__Task details__
Take the lines from the beginning of the material through the line containing "2.48, 2.08, 1.63];" and retype them exactly, leaving the pictures out.
##### Material
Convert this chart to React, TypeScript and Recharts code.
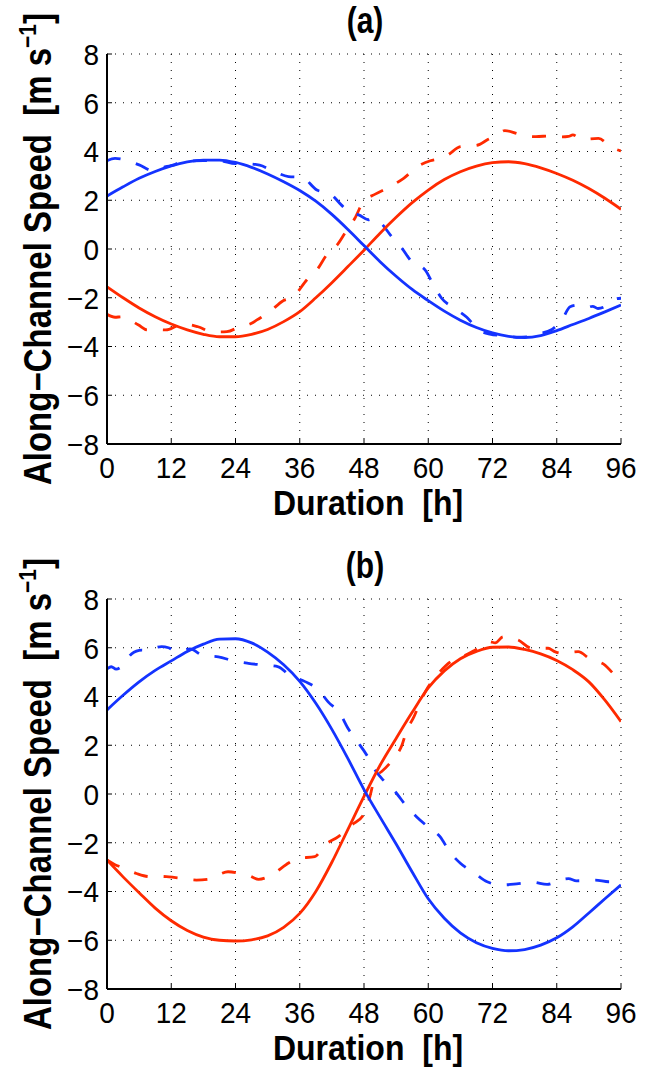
import React from 'react';
import { LineChart, Line, XAxis, YAxis, CartesianGrid } from 'recharts';

// ---------- tick labels ----------
const hourTicks = [0, 12, 24, 36, 48, 60, 72, 84, 96];
const speedTicks = [-8, -6, -4, -2, 0, 2, 4, 6, 8];

// ---------- panel (a) ----------
const aSolidHours = [0, 3, 6, 9, 12, 15, 18, 21, 24, 27, 30, 33, 36, 39, 42, 45, 48, 51, 54, 57, 60, 63, 66, 69, 72, 75, 78, 81, 84, 87, 90, 93, 96];
const aBlueSolid = [2.17, 2.55, 2.9, 3.18, 3.41, 3.57, 3.65, 3.65, 3.55, 3.35, 3.08, 2.76, 2.4, 1.96, 1.42, 0.8, 0.14, -0.52, -1.12, -1.66, -2.12, -2.55, -2.92, -3.22, -3.44, -3.58, -3.63, -3.55, -3.35, -3.1, -2.85, -2.58, -2.3];
const aRedSolid = [-1.55, -2.0, -2.42, -2.78, -3.08, -3.32, -3.5, -3.6, -3.6, -3.5, -3.3, -2.98, -2.57, -2.0, -1.38, -0.72, -0.05, 0.65, 1.3, 1.9, 2.42, 2.85, 3.17, 3.4, 3.54, 3.58, 3.5, 3.33, 3.1, 2.82, 2.48, 2.08, 1.63];

const aBlueDashHours = [0, 1.5, 3, 6, 8.5, 11, 12.5, 13.5, 15, 18, 21, 24, 26, 28.5, 31, 33.9, 36.4, 39.2, 41.6, 43.8, 45.5, 47, 48.8, 49.8, 51, 53.2, 55.1, 56.9, 59.4, 61, 62.5, 65, 67.2, 69.4, 71.5, 74.7, 76.5, 78.5, 80.3, 83.1, 85.1, 86.5, 88, 89.6, 90.7, 91.7, 93.5, 95, 96];
const aBlueDash = [3.62, 3.72, 3.68, 3.45, 3.22, 3.38, 3.45, 3.55, 3.6, 3.63, 3.62, 3.5, 3.5, 3.44, 3.2, 2.97, 2.94, 2.42, 2.28, 1.8, 1.46, 1.4, 1.2, 1.27, 1.1, 0.5, 0.03, -0.52, -0.86, -1.48, -2.02, -2.44, -2.8, -3.32, -3.49, -3.57, -3.62, -3.6, -3.49, -3.3, -2.85, -2.37, -2.3, -2.4, -2.35, -2.44, -2.3, -2.05, -2.02];

const aRedDashHours = [0, 1.5, 2.7, 5.9, 7.5, 9, 11, 13.6, 15, 17, 19.5, 21, 22.4, 24.8, 27, 28, 30.4, 32.9, 34.8, 37.3, 39.2, 41, 43.2, 44.4, 46.3, 47.9, 50.1, 53.2, 55.4, 58, 60.4, 62, 63.6, 66, 69, 71.2, 73, 74.3, 76.8, 78.5, 80.1, 82.8, 85, 86.2, 87, 88.7, 91.8, 94, 96];
const aRedDash = [-2.68, -2.8, -2.78, -3.12, -3.32, -3.3, -3.32, -3.12, -3.1, -3.19, -3.39, -3.4, -3.39, -3.19, -3.05, -2.91, -2.57, -2.12, -1.96, -1.27, -0.86, -0.25, 0.23, 0.64, 1.26, 1.95, 2.25, 2.6, 2.9, 3.38, 3.62, 3.7, 3.85, 4.2, 4.25, 4.5, 4.7, 4.86, 4.72, 4.62, 4.61, 4.64, 4.6, 4.62, 4.68, 4.5, 4.54, 4.2, 4.02];

// ---------- panel (b) ----------
const bSolidHours = [0, 3, 6, 9, 12, 15, 18, 21, 24, 27, 30, 33, 36, 39, 42, 45, 48, 51, 54, 57, 60, 63, 66, 69, 72, 75, 78, 81, 84, 87, 90, 93, 96];
const bBlueSolid = [3.45, 4.05, 4.6, 5.07, 5.46, 5.85, 6.15, 6.35, 6.37, 6.2, 5.82, 5.3, 4.62, 3.72, 2.65, 1.45, 0.18, -0.95, -2.05, -3.2, -4.3, -5.1, -5.7, -6.1, -6.33, -6.43, -6.38, -6.2, -5.9, -5.45, -4.88, -4.3, -3.73];
const bRedSolid = [-2.71, -3.4, -4.05, -4.68, -5.2, -5.6, -5.87, -6.0, -6.03, -5.98, -5.82, -5.47, -4.9, -4.0, -2.8, -1.45, -0.1, 1.18, 2.28, 3.35, 4.35, 5.05, 5.55, 5.85, 6.02, 6.03, 5.93, 5.75, 5.48, 5.1, 4.6, 3.85, 2.97];

const bBlueDashHours = [0, 0.8, 1.7, 2.7, 4.6, 5.5, 6.5, 7.4, 9, 10.2, 11.5, 13, 15.5, 18, 20.8, 23.6, 26.4, 29.2, 32, 34, 37, 39.5, 41.3, 43.5, 45, 46.6, 48.5, 50, 51.6, 53.8, 56, 57.8, 60.3, 62.2, 64, 66, 68.7, 71, 73.7, 76.5, 79.5, 82.2, 85.1, 86.2, 87.7, 91.2, 93.7, 96];
const bBlueDash = [5.13, 5.22, 5.12, 5.22, 5.75, 5.86, 5.9, 5.88, 6.0, 6.05, 6.0, 5.84, 5.95, 5.68, 5.63, 5.46, 5.36, 5.29, 5.22, 4.88, 4.61, 4.27, 3.78, 3.31, 2.7, 2.2, 1.6, 1.0, 0.57, 0.1, -0.52, -0.93, -1.41, -1.75, -2.37, -2.84, -3.25, -3.6, -3.73, -3.69, -3.62, -3.71, -3.5, -3.47, -3.56, -3.53, -3.6, -3.55];

const bRedDashHours = [0, 1.5, 2.7, 5.5, 8, 9.5, 11.1, 12.5, 14, 16.7, 19.2, 21, 22.6, 25.2, 26.5, 28.3, 30.8, 33.5, 35.7, 38.8, 40.7, 43.2, 45.7, 47.9, 49, 50.1, 51.3, 53.5, 55.1, 56, 57.2, 58.8, 60, 62.2, 64.7, 66.3, 68.8, 71.5, 72.5, 74, 76.8, 79.3, 82.4, 83.5, 84.9, 88, 90.2, 93, 94.9, 96];
const bRedDash = [-2.71, -2.9, -3.0, -3.26, -3.39, -3.38, -3.39, -3.42, -3.46, -3.53, -3.49, -3.3, -3.19, -3.28, -3.35, -3.5, -3.32, -2.89, -2.64, -2.57, -2.09, -1.75, -1.27, -0.86, -0.19, 0.71, 0.92, 1.45, 2.01, 2.63, 3.11, 3.92, 4.4, 5.02, 5.5, 5.63, 5.91, 6.25, 6.2, 6.45, 6.32, 5.98, 5.98, 5.85, 5.77, 5.84, 5.54, 5.29, 4.88, 4.76];

const RED = '#ff2a00';
const BLUE = '#1433ff';
const FONT = '"Liberation Sans", Arial, Helvetica, sans-serif';

type Pt = { h: number; v: number };
const zip = (hs: number[], vs: number[]): Pt[] => hs.map((h, i) => ({ h, v: vs[i] }));

const minus = (v: number) => String(v).replace('-', '\u2212');

type SeriesDef = { data: Pt[]; color: string; dashed: boolean };

const TICK_FS = 28;
const TICK_K = 1.08;

const XTick = (p: any) => {
  const baseline = p.y + 0.716 * TICK_FS * TICK_K;
  return (
    <text transform={`translate(${p.x}, ${baseline}) scale(1, ${TICK_K})`} textAnchor="middle" fontFamily={FONT} fontSize={TICK_FS} fill="#000">
      {String(p.payload.value)}
    </text>
  );
};

const YTick = (p: any) => {
  const baseline = p.y + (0.716 * TICK_FS * TICK_K) / 2;
  return (
    <text transform={`translate(${p.x}, ${baseline}) scale(1, ${TICK_K})`} textAnchor="end" fontFamily={FONT} fontSize={TICK_FS} fill="#000">
      {minus(p.payload.value)}
    </text>
  );
};

function Panel({ title, height, top, series }: { title: string; height: number; top: number; series: SeriesDef[] }) {
  const plotH = 390;
  const xAxisH = height - top - plotH;

  const xLabel = (p: any) => {
    const vb = p.viewBox || { x: 107, y: top + plotH, width: 514 };
    const cx = vb.x + vb.width / 2 + 4;
    const by = vb.y + 71;
    return (
      <text transform={`translate(${cx}, ${by}) scale(1, 1.12)`} textAnchor="middle" fontFamily={FONT} fontWeight="bold" fontSize={32} fill="#000" style={{ whiteSpace: 'pre' }}>
        {'Duration  [h]'}
      </text>
    );
  };

  const yLabelAndTitle = (p: any) => {
    const vb = p.viewBox || { x: 0, y: top, width: 107, height: plotH };
    const cx = vb.x + 51;
    const cy = vb.y + vb.height / 2;
    const tx = vb.x + vb.width + 258;
    const ty = vb.y - 21;
    return (
      <g>
        <text transform={`translate(${cx}, ${cy}) rotate(-90) scale(1, 1.15)`} textAnchor="middle" fontFamily={FONT} fontWeight="bold" fontSize={33} fill="#000" style={{ whiteSpace: 'pre' }}>
          <tspan>{'Along\u2212Channel Speed  [m s'}</tspan>
          <tspan dy={-13} fontSize={21}>{'\u22121'}</tspan>
          <tspan dy={13}>{']'}</tspan>
        </text>
        <text transform={`translate(${tx}, ${ty}) scale(1, 1.2)`} textAnchor="middle" fontFamily={FONT} fontWeight="bold" fontSize={30} fill="#000">
          {title}
        </text>
      </g>
    );
  };

  return (
    <LineChart width={656} height={height} margin={{ top, right: 35, left: 0, bottom: 0 }}>
      <CartesianGrid stroke="#000" strokeWidth={1} strokeDasharray="1 7" />
      <XAxis
        dataKey="h"
        type="number"
        domain={[0, 96]}
        ticks={hourTicks}
        allowDataOverflow
        height={xAxisH}
        tickSize={-5}
        tickMargin={17}
        axisLine={{ stroke: '#000', strokeWidth: 2 }}
        tickLine={{ stroke: '#000' }}
        tick={XTick}
        interval={0}
        label={xLabel}
      />
      <XAxis
        xAxisId="top"
        orientation="top"
        type="number"
        domain={[0, 96]}
        ticks={hourTicks}
        height={0}
        tickSize={-5}
        tick={false}
        axisLine={{ stroke: '#000', strokeWidth: 2 }}
        tickLine={{ stroke: '#000' }}
      />
      <YAxis
        type="number"
        domain={[-8, 8]}
        ticks={speedTicks}
        allowDataOverflow
        width={107}
        tickSize={-5}
        tickMargin={13}
        interval={0}
        axisLine={{ stroke: '#000', strokeWidth: 2 }}
        tickLine={{ stroke: '#000' }}
        tick={YTick}
        label={yLabelAndTitle}
      />
      <YAxis
        yAxisId="right"
        orientation="right"
        type="number"
        domain={[-8, 8]}
        ticks={speedTicks}
        width={0}
        tickSize={-5}
        tick={false}
        axisLine={{ stroke: '#000', strokeWidth: 2 }}
        tickLine={{ stroke: '#000' }}
      />
      {series.map((s, i) => (
        <Line
          key={i}
          data={s.data}
          dataKey="v"
          type="monotone"
          stroke={s.color}
          strokeWidth={2.8}
          strokeDasharray={s.dashed ? '14 16' : undefined}
          dot={false}
          activeDot={false}
          isAnimationActive={false}
        />
      ))}
    </LineChart>
  );
}

export default function App() {
  const seriesA: SeriesDef[] = [
    { data: zip(aRedDashHours, aRedDash), color: RED, dashed: true },
    { data: zip(aBlueDashHours, aBlueDash), color: BLUE, dashed: true },
    { data: zip(aSolidHours, aRedSolid), color: RED, dashed: false },
    { data: zip(aSolidHours, aBlueSolid), color: BLUE, dashed: false },
  ];
  const seriesB: SeriesDef[] = [
    { data: zip(bRedDashHours, bRedDash), color: RED, dashed: true },
    { data: zip(bBlueDashHours, bBlueDash), color: BLUE, dashed: true },
    { data: zip(bSolidHours, bRedSolid), color: RED, dashed: false },
    { data: zip(bSolidHours, bBlueSolid), color: BLUE, dashed: false },
  ];
  return (
    <div style={{ width: 656, height: 1069, background: '#fff', overflow: 'hidden' }}>
      <style>{'body{margin:0;}'}</style>
      <Panel title="(a)" height={535} top={54} series={seriesA} />
      <Panel title="(b)" height={534} top={64} series={seriesB} />
    </div>
  );
}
##########
__Output of the exercise__
Convert this chart to React, TypeScript and Recharts code.
import React from 'react';
import { LineChart, Line, XAxis, YAxis, CartesianGrid } from 'recharts';

// ---------- tick labels ----------
const hourTicks = [0, 12, 24, 36, 48, 60, 72, 84, 96];
const speedTicks = [-8, -6, -4, -2, 0, 2, 4, 6, 8];

// ---------- panel (a) ----------
const aSolidHours = [0, 3, 6, 9, 12, 15, 18, 21, 24, 27, 30, 33, 36, 39, 42, 45, 48, 51, 54, 57, 60, 63, 66, 69, 72, 75, 78, 81, 84, 87, 90, 93, 96];
const aBlueSolid = [2.17, 2.55, 2.9, 3.18, 3.41, 3.57, 3.65, 3.65, 3.55, 3.35, 3.08, 2.76, 2.4, 1.96, 1.42, 0.8, 0.14, -0.52, -1.12, -1.66, -2.12, -2.55, -2.92, -3.22, -3.44, -3.58, -3.63, -3.55, -3.35, -3.1, -2.85, -2.58, -2.3];
const aRedSolid = [-1.55, -2.0, -2.42, -2.78, -3.08, -3.32, -3.5, -3.6, -3.6, -3.5, -3.3, -2.98, -2.57, -2.0, -1.38, -0.72, -0.05, 0.65, 1.3, 1.9, 2.42, 2.85, 3.17, 3.4, 3.54, 3.58, 3.5, 3.33, 3.1, 2.82, 2.48, 2.08, 1.63];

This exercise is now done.